§ The task
Output every line exactly as written. Leave out pictures.

Plotting code records

══════════════════════════════

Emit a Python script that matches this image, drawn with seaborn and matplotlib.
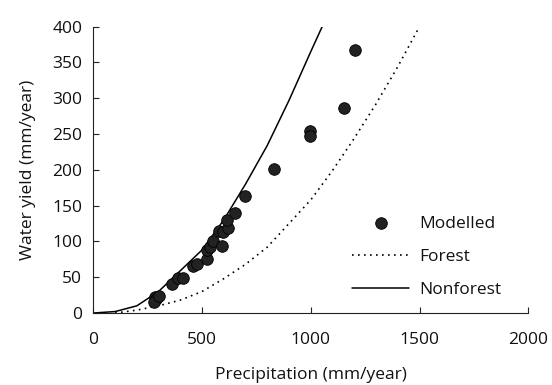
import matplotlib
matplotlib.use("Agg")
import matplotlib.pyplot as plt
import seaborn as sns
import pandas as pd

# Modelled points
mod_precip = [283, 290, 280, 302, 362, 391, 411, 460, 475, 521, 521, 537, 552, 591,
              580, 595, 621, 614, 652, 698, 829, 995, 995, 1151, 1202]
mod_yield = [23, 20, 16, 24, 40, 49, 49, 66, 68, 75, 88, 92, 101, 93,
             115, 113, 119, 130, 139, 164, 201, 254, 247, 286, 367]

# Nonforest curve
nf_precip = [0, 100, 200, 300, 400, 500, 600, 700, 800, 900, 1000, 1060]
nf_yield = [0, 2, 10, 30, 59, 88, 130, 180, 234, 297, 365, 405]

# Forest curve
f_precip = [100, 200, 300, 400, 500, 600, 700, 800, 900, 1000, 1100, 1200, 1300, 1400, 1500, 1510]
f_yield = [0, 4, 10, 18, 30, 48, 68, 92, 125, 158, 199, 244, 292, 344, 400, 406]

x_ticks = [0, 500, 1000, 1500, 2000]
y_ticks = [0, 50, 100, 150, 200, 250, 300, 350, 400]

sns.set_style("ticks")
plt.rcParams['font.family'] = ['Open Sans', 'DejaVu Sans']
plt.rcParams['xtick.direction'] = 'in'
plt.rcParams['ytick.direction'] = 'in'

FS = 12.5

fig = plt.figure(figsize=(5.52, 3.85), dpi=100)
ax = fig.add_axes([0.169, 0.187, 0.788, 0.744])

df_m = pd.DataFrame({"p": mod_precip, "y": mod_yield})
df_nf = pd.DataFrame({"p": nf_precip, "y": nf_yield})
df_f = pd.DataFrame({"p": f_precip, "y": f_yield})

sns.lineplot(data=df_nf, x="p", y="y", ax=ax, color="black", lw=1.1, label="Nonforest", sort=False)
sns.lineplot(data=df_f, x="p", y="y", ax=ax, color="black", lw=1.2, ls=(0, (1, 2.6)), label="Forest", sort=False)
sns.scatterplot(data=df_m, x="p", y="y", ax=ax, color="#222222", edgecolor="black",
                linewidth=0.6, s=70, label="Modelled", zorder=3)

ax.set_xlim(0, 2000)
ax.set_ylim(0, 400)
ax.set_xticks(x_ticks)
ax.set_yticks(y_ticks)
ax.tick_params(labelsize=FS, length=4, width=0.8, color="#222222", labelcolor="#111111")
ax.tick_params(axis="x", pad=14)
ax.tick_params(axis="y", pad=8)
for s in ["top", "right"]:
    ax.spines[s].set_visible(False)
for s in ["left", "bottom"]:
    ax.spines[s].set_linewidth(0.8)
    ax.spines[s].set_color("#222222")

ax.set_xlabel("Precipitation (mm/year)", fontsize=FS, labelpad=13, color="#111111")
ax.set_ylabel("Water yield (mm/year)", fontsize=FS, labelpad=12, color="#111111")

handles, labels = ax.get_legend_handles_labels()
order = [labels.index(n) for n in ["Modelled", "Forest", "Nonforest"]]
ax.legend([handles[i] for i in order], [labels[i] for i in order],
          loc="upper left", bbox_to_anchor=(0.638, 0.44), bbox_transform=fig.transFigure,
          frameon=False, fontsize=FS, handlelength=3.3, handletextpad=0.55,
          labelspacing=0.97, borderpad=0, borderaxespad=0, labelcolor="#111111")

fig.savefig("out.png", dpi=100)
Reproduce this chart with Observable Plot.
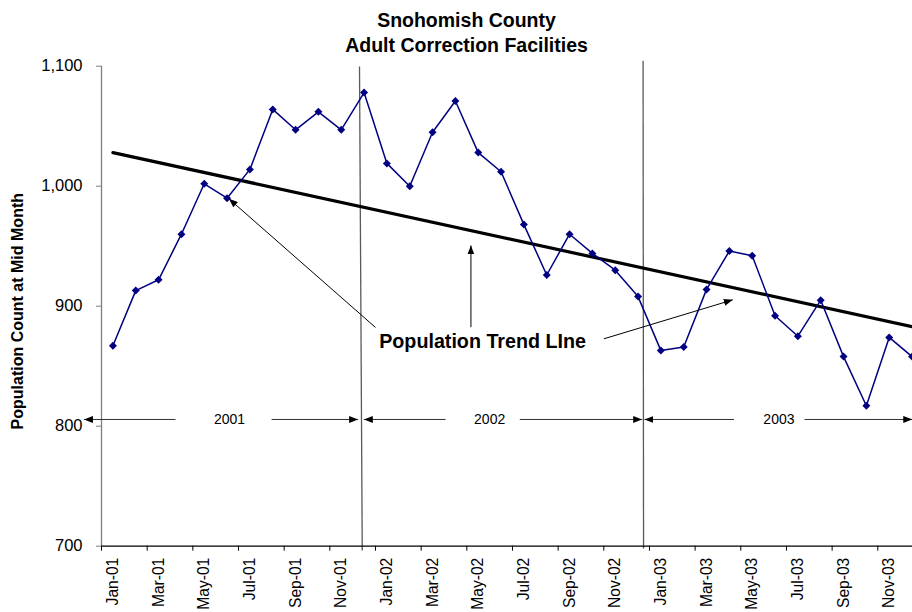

══════════════════════════════

§ Solution
Emit a Python script that matches this image, drawn with seaborn and matplotlib.
import matplotlib
matplotlib.use("Agg")
import matplotlib.pyplot as plt
import seaborn as sns
import pandas as pd

# Modelled points
mod_precip = [283, 290, 280, 302, 362, 391, 411, 460, 475, 521, 521, 537, 552, 591,
              580, 595, 621, 614, 652, 698, 829, 995, 995, 1151, 1202]
mod_yield = [23, 20, 16, 24, 40, 49, 49, 66, 68, 75, 88, 92, 101, 93,
             115, 113, 119, 130, 139, 164, 201, 254, 247, 286, 367]

# Nonforest curve
nf_precip = [0, 100, 200, 300, 400, 500, 600, 700, 800, 900, 1000, 1060]
nf_yield = [0, 2, 10, 30, 59, 88, 130, 180, 234, 297, 365, 405]

# Forest curve
f_precip = [100, 200, 300, 400, 500, 600, 700, 800, 900, 1000, 1100, 1200, 1300, 1400, 1500, 1510]
f_yield = [0, 4, 10, 18, 30, 48, 68, 92, 125, 158, 199, 244, 292, 344, 400, 406]

x_ticks = [0, 500, 1000, 1500, 2000]
y_ticks = [0, 50, 100, 150, 200, 250, 300, 350, 400]

sns.set_style("ticks")
plt.rcParams['font.family'] = ['Open Sans', 'DejaVu Sans']
plt.rcParams['xtick.direction'] = 'in'
plt.rcParams['ytick.direction'] = 'in'

FS = 12.5

fig = plt.figure(figsize=(5.52, 3.85), dpi=100)
ax = fig.add_axes([0.169, 0.187, 0.788, 0.744])

df_m = pd.DataFrame({"p": mod_precip, "y": mod_yield})
df_nf = pd.DataFrame({"p": nf_precip, "y": nf_yield})
df_f = pd.DataFrame({"p": f_precip, "y": f_yield})

sns.lineplot(data=df_nf, x="p", y="y", ax=ax, color="black", lw=1.1, label="Nonforest", sort=False)
sns.lineplot(data=df_f, x="p", y="y", ax=ax, color="black", lw=1.2, ls=(0, (1, 2.6)), label="Forest", sort=False)
sns.scatterplot(data=df_m, x="p", y="y", ax=ax, color="#222222", edgecolor="black",
                linewidth=0.6, s=70, label="Modelled", zorder=3)

ax.set_xlim(0, 2000)
ax.set_ylim(0, 400)
ax.set_xticks(x_ticks)
ax.set_yticks(y_ticks)
ax.tick_params(labelsize=FS, length=4, width=0.8, color="#222222", labelcolor="#111111")
ax.tick_params(axis="x", pad=14)
ax.tick_params(axis="y", pad=8)
for s in ["top", "right"]:
    ax.spines[s].set_visible(False)
for s in ["left", "bottom"]:
    ax.spines[s].set_linewidth(0.8)
    ax.spines[s].set_color("#222222")

ax.set_xlabel("Precipitation (mm/year)", fontsize=FS, labelpad=13, color="#111111")
ax.set_ylabel("Water yield (mm/year)", fontsize=FS, labelpad=12, color="#111111")

handles, labels = ax.get_legend_handles_labels()
order = [labels.index(n) for n in ["Modelled", "Forest", "Nonforest"]]
ax.legend([handles[i] for i in order], [labels[i] for i in order],
          loc="upper left", bbox_to_anchor=(0.638, 0.44), bbox_transform=fig.transFigure,
          frameon=False, fontsize=FS, handlelength=3.3, handletextpad=0.55,
          labelspacing=0.97, borderpad=0, borderaxespad=0, labelcolor="#111111")

fig.savefig("out.png", dpi=100)
Reproduce this chart with Observable Plot.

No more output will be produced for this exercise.